The problem is only exacerbated by development. “Most fox habitats on Long Island are highly fragmented by roads and commercial and residential areas, which may further inhibit dispersal, home range size and other natural behaviors,” Higbie and Fallier wrote.

In 2012, Newsday reported that nine red foxes were trapped and euthanized at Robert Moses State Park because, according to the DEC, they were feeding on the piping plovers that nest there. The piping plover is federally protected by the Endangered Species Act of 1973. The fox is not.

‘A safe haven’
Levy Preserve is a “safe haven” for the foxes, McConnell said. “These are fortunate foxes in that regard,” he added.

He further noted that the town has no plans to move the animals to a wilder location. “We accept what Mother Nature intends,” he said.

The foxes, he said, “are beautiful animals. We’re always looking for diversity in nature and the population we preserve.”

According to the DEC, the Levy Preserve is a perfect habitat for red foxes, which like to burrow in hillsides covered by dense vegetation. They prefer that the hills are beside large fields, where they can hunt for mice. The east side of the preserve, where the foxes have dug their dens, sits beside a town golf course.
The suburbs “provide ample habitat and a substantial prey base” for red foxes, according to the DEC. “Broken wood lines alongside lawns, roadside ditches and utility rights-of-way provide plenty of cover and potential denning sides,” the DEC states on its website.

A number of foxes, the DEC explains, have been pushed from upstate New York into Long Island by expanding coyote populations.

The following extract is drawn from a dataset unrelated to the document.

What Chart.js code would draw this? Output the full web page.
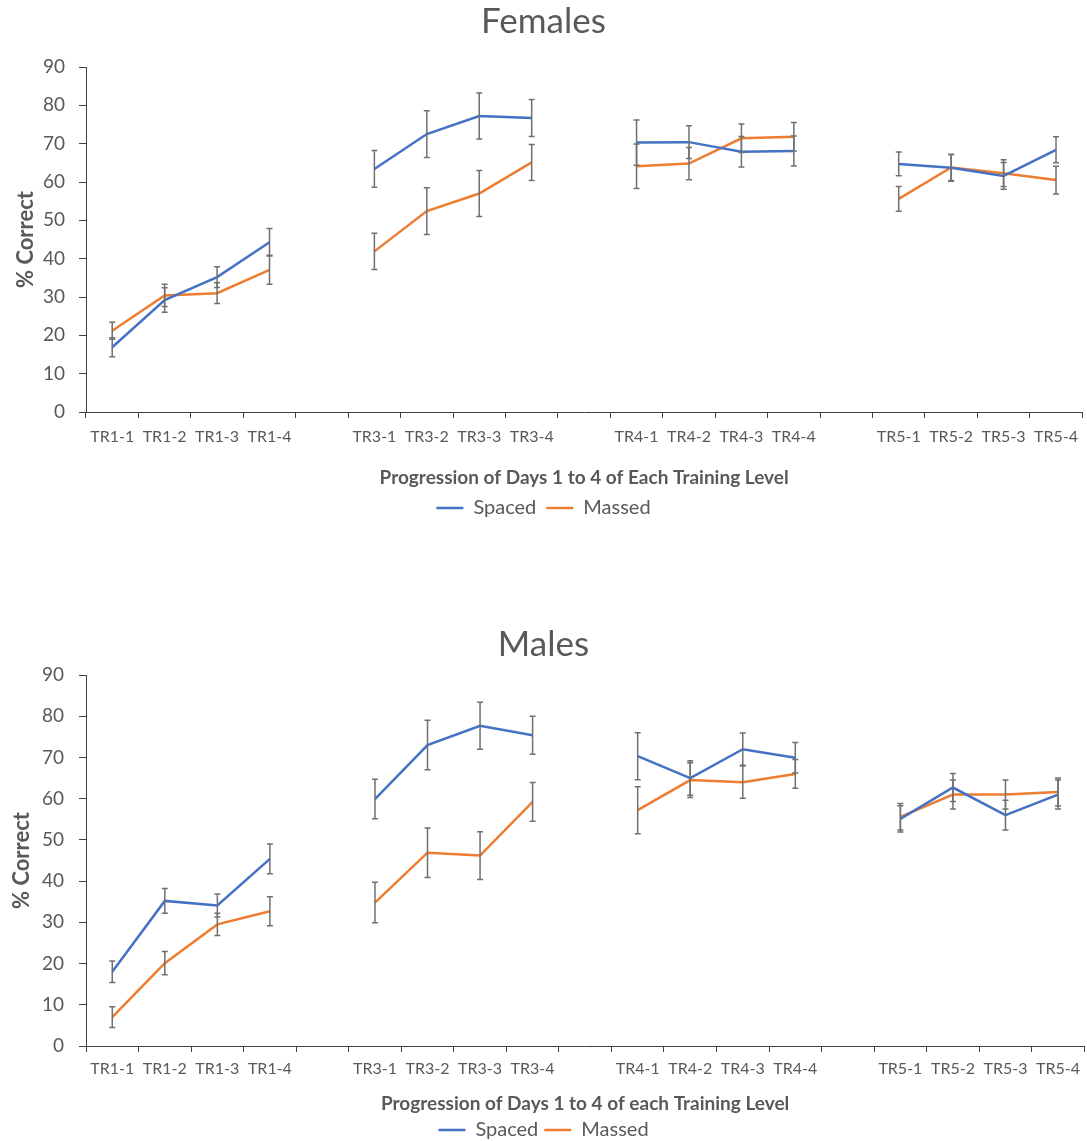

According to the agency, the coyote is a potential predator of the red fox, which is a relatively small animal. Foxes weigh five to 30 pounds, while coyotes are 20 to 50 pounds.

Lori Belbol, an English teacher from Merrick, runs at the Levy Preserve four times a week. She said she loves having the foxes there. “I think it’s cool,” she said. “I think it’s fun to look for them. When I’m running, I’m always looking for them now.”

Belbol recently spotted a fox during an 8:45 a.m. run. “One of the foxes was just standing in the middle of the busy path by the golf course,” she said. “Tons of people were just walking by and going around it. People seemed very surprised that it was just standing there, especially a mother with a baby stroller. No one seemed scared, but no one was stopping to get a closer look. After a few minutes, it just walked off to the side, where it hung out and then went into the bushes.”